Aladdin’s drawing a diverse crowd in first weeks

Josh Pennell Josh.pennell@thetelegram.com
Published on August 6, 2014
Yusuf Ahmad (left) and Mohamad El Bakri own Aladdin’s Hookah Lounge in St. John’s. It’s the first lounge of its kind in the province. — Photo by Josh Pennell/The Telegram

When you walk into Aladdin's Hookah Lounge in St. John’s, the first thing that might strike you is the mix of people that are sitting at the booths.

There’s a booth of young caucasian people laughing on one side of the room. An older dark-skinned gentleman sits alone in a booth across the room, drawing deeply on the hookah pipe and smiling as people walk in. Some are enjoying a hookah, but not all.

Perhaps the diversity in the room stems from this province’s cultural mosaic becoming more diverse in recent years, but it’s more likely that this place is drawing a spectrum of people that call this city home.

After a moment of taking in the atmosphere, the next thing you’ll probably notice that may have been what should have struck you first: there isn’t any smoke in the air. This is despite the fact that the lounge is close to half full on this particular evening with several hookahs lit.

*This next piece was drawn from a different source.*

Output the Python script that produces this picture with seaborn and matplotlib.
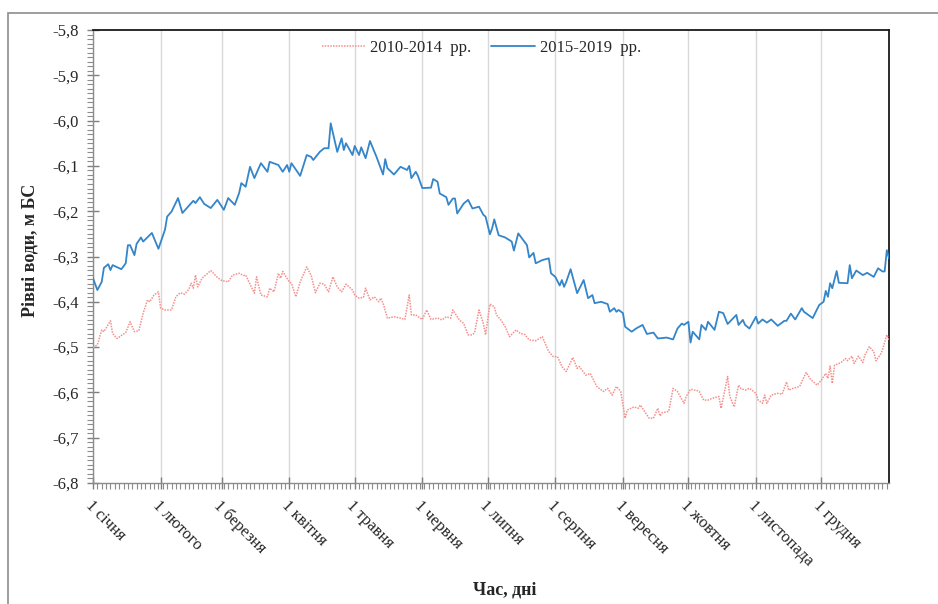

Aladdin's Hookah Lounge is the first of its kind in the province. When The Telegram first dropped in on owners Mohamad El Bakri and Tareq Yousef, they were anxiously waiting to get the go ahead from the city to open. Three weeks after opening their hookah doors, El Bakri seems very pleased.

“Going great,” he says.

And he’s not just blowing smoke. Anybody who’s walked by the lounge on Water Street from 5 p.m. to 12 a.m. or later, when the lounge is normally open, can see a collection of people inside.

The place offers some Middle Eastern deserts and turkish coffee as well as a selection of cold beverages not commonly found here, such as a non-alcoholic apple cider-like beverage.

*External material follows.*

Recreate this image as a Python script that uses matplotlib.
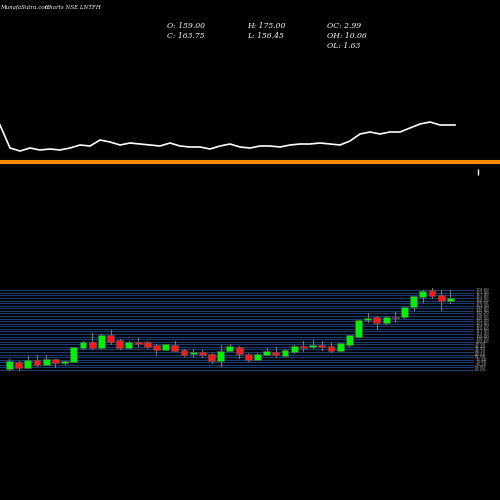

Then of course there is the hookah — a non-tobacco blend of flavoured herbs called shisha. This is smoked through a hookah — a long pipe that filters the smoke through a water column.

El Bakri says there are some people coming to his place that know all about hookah and may even have one at home, and others coming for the first time to check it out.

“After the first week we already have repeat customers. So we have people who come every day if not every other day,” he says.

And not everybody comes for the hookah.

“They come here for the atmosphere,” says El Bakri, who says in the Middle East hookah lounges are neighbourhood-friendly places where people go to socialize and converse.

People are even telling the owners about other beverages or other snacks they might like to see in there.

One thing people can request all they want, but the proprietors won’t budge on, is the serving of alcohol.

“I don’t sell something I don’t believe in,” says El Bakri. “I don’t drink myself. My business partner doesn’t drink either. And I want to show people here in St. John’s that you really don’t need to drink to have fun. This is a sober place where you can come in and enjoy your time.”

There has been some controversy over the lounge that gets past the tobacco laws because the smoke is tobaccoless and dissipates quickly with little odour. There have also been concerns raised about the health risks of hookah. El Bakri accepts those concerns.

“We just say it as it is. It’s a social thing that people use. We’re not saying it’s healthy,” he says.

He adds that alcohol and fast foods aren’t healthy either, but are fully accepted parts of society, and so is tobacco.

El Bakri stresses, though, that the most important quality of the hookah lounge is the atmosphere. He invites anybody to just poke their head in and see how they enjoy the place, regardless of their feelings on hookah.